Para o homem das sociedades arcaicas o que aconteceu ab origem pode ser repetido através do poder dos ritos. Para ele portanto, é essencial conhecer os mitos. Ao rememorar os mitos e reatualizá-los ele é capaz de repetir o que os Deuses, os Heróis, ou os Ancestrais fizeram ab origine. Conhecer os mitos é aprender o segredo da origem das coisas. Aprende-se não somente como as coisas viram a existência, mas também onde encontrá-las e como fazer com que reapareçam quando desaparecem.

 

Os mitos ensinam como repetir os gestos criadores dos Entes Sobrenaturais, conseqüentemente, como assegurar a multiplicação de tal ou tal animal ou planta.

 

Os mitos são comunicados aos neófitos durante sua iniciação.

 

Ao recitar os mitos reintegra-se aquele tempo fabuloso e a pessoa torna-se, conseqüentemente, “contemporânea”, de certo modo, dos eventos evocados, compartilha da presença dos deuses ou dos Heróis.

 

A cosmogonia é o modelo exemplar de todos os tipos de atos: não só porque o Cosmo é o arquétipo ideal de toda situação criadora e de toda criação, mas também porque o Cosmo é uma obra divina, sendo portanto santificado em sua própria estrutura. Por extensão tudo o que é perfeito, pleno, harmonioso, tudo o que é cosmicizado tudo o que se assemelha ao Cosmo é sagrado.

 

Para o homem religioso o essencial precede a existência. Isso é verdadeiro tanto para o homem das sociedades primitivas como para os judeus. O homem é como é hoje porque uma serie de eventos teve lugar ab origine. Os mitos contam-lhe esses eventos e, ao fazê-lo, explicam-lhe como e porque ele foi constituído dessa maneira.

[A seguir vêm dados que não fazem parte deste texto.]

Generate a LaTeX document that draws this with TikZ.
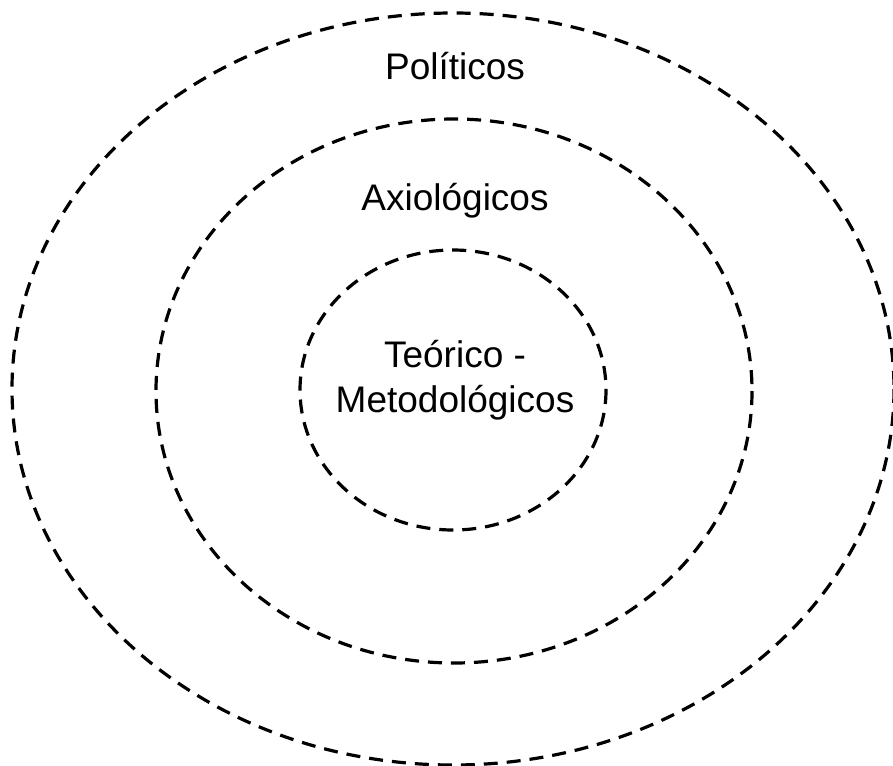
\documentclass[tikz,border=0pt]{standalone}
\usepackage{fontspec}
\setmainfont{Liberation Sans}
\tikzset{
  ring/.style={draw=black, line width=3.2pt, dash pattern=on 14pt off 9pt},
  label/.style={font=\fontsize{37}{45}\selectfont, anchor=base, align=center}
}
\begin{document}
\begin{tikzpicture}[x=1pt, y=-1pt]
  \useasboundingbox (0,0) rectangle (893,765);
  \clip (0,0) rectangle (893,765);
  % rings
  \coordinate (mid) at (453,389);
  \draw[ring] (mid) ellipse [x radius=441, y radius=376];
  \draw[ring] (454,391) ellipse [x radius=298, y radius=272];
  \draw[ring] (453,390) ellipse [x radius=153, y radius=140];
  % labels
  \node[label] (politicos) at (455,80) {Políticos};
  \node[label] (axiologicos) at (455,210) {Axiológicos};
  \node[label] (teorico) at (455,367) {Teórico -};
  \node[label] (metodo) at (455,412) {Metodológicos};
\end{tikzpicture}
\end{document}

Para o homem religioso a existência real, autêntica, começa no momento em que ele recebe a comunicação dessa historia primordial e aceita as suas conseqüências. É sempre uma historia divina pois os personagem são os Entes Supremos.

 

O mito garante ao homem que o que ele se prepara pra fazer já foi feito e ajuda-o a eliminar as dúvidas que poderia conceber quanto ao resultado de seu empreendimento.

 



[1] Cf. M. ELIADE, Lê sacré et lê profane, Gallimard, Paris 1965, pp. 63-100.

[2] Daqui em diante cf. M. ELIADE, Mito e realidade, Perspectiva, são Paulo 2004.